DATA EXCERPTS ->
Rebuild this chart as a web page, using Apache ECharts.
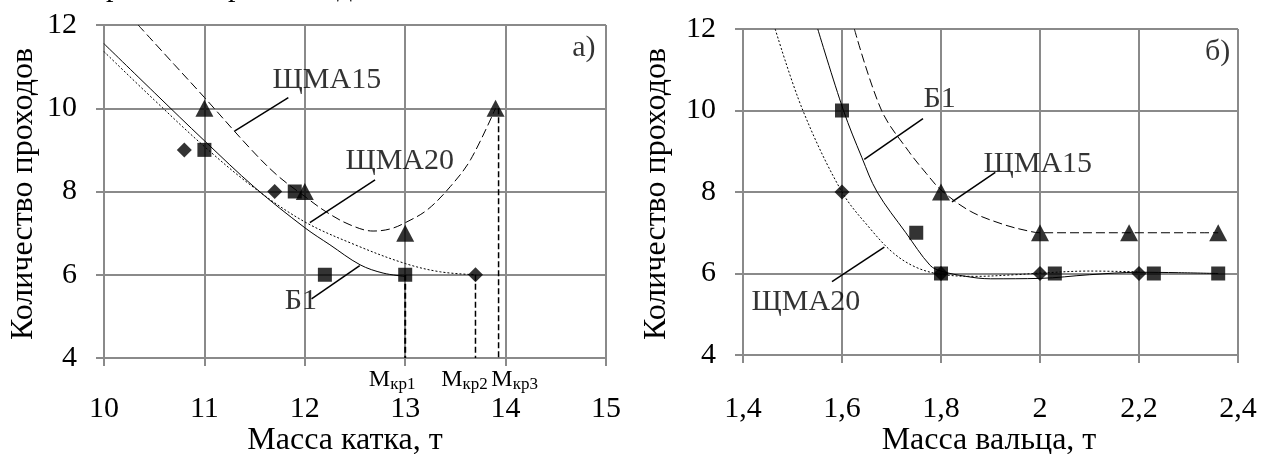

---

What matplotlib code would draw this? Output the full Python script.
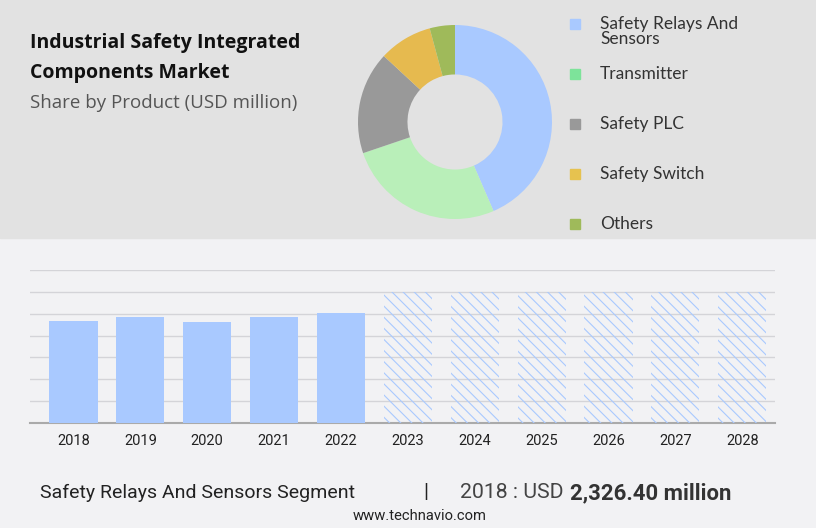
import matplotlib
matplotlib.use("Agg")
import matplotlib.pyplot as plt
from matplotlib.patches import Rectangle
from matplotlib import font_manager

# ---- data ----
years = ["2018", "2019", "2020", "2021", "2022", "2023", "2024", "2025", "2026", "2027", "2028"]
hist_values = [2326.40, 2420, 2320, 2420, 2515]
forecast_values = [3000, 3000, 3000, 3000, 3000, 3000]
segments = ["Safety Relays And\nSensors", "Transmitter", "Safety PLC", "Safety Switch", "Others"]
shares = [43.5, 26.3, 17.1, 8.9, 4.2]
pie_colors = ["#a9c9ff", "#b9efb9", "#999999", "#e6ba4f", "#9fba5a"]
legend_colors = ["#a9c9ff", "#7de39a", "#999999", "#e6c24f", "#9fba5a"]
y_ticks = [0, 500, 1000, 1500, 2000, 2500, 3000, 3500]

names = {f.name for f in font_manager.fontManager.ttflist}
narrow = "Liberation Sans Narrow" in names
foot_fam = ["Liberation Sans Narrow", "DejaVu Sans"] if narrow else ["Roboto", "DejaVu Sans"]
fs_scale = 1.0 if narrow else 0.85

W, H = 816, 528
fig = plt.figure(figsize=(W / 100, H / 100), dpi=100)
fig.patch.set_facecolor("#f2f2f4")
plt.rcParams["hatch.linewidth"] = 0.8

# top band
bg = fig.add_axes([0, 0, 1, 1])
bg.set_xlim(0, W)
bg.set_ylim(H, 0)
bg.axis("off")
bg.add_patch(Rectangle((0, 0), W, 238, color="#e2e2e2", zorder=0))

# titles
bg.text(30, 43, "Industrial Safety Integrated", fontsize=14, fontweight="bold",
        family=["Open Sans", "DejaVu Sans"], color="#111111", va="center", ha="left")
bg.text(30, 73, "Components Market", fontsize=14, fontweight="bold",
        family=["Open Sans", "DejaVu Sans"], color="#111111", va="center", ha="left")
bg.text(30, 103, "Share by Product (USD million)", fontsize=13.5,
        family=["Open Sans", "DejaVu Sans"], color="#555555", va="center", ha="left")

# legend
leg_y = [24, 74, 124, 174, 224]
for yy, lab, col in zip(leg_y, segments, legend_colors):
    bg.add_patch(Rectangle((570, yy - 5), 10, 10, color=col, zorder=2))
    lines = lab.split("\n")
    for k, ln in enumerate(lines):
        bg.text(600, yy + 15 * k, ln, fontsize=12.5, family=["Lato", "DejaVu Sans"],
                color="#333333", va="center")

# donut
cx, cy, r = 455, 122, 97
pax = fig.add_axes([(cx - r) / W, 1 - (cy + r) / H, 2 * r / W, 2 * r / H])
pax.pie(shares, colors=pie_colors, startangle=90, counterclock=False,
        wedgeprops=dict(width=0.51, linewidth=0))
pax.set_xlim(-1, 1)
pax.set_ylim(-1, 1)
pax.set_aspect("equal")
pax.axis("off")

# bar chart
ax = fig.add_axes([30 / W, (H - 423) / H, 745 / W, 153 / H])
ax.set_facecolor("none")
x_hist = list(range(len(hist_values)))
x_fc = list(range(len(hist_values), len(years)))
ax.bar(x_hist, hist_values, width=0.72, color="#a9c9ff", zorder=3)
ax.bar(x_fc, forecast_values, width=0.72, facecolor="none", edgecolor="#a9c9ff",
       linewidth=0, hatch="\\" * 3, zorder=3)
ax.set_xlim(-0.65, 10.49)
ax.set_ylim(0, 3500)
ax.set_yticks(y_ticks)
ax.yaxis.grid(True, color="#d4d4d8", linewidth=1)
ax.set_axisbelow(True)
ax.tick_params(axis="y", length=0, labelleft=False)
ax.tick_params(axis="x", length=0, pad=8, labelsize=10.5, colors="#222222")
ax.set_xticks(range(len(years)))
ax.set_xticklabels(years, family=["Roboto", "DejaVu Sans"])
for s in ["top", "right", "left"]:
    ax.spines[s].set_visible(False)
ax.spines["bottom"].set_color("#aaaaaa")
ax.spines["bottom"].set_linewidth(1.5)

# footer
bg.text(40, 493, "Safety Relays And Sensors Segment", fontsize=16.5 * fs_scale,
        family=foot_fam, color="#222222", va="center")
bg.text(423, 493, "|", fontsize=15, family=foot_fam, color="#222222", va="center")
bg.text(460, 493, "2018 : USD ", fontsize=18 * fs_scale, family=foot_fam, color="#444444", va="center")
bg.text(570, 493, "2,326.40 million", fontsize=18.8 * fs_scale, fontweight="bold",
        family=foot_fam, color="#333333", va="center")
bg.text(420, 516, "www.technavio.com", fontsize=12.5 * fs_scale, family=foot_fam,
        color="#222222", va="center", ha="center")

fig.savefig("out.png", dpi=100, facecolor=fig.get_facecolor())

TASK OBJECTIVE -> Word for word, repeat the lines above from the one with "What matplotlib code" through the one with "from matplotlib import font_manager", and nothing beyond them. Omit the pictures.

TASK ANSWER ->
What matplotlib code would draw this? Output the full Python script.
import matplotlib
matplotlib.use("Agg")
import matplotlib.pyplot as plt
from matplotlib.patches import Rectangle
from matplotlib import font_manager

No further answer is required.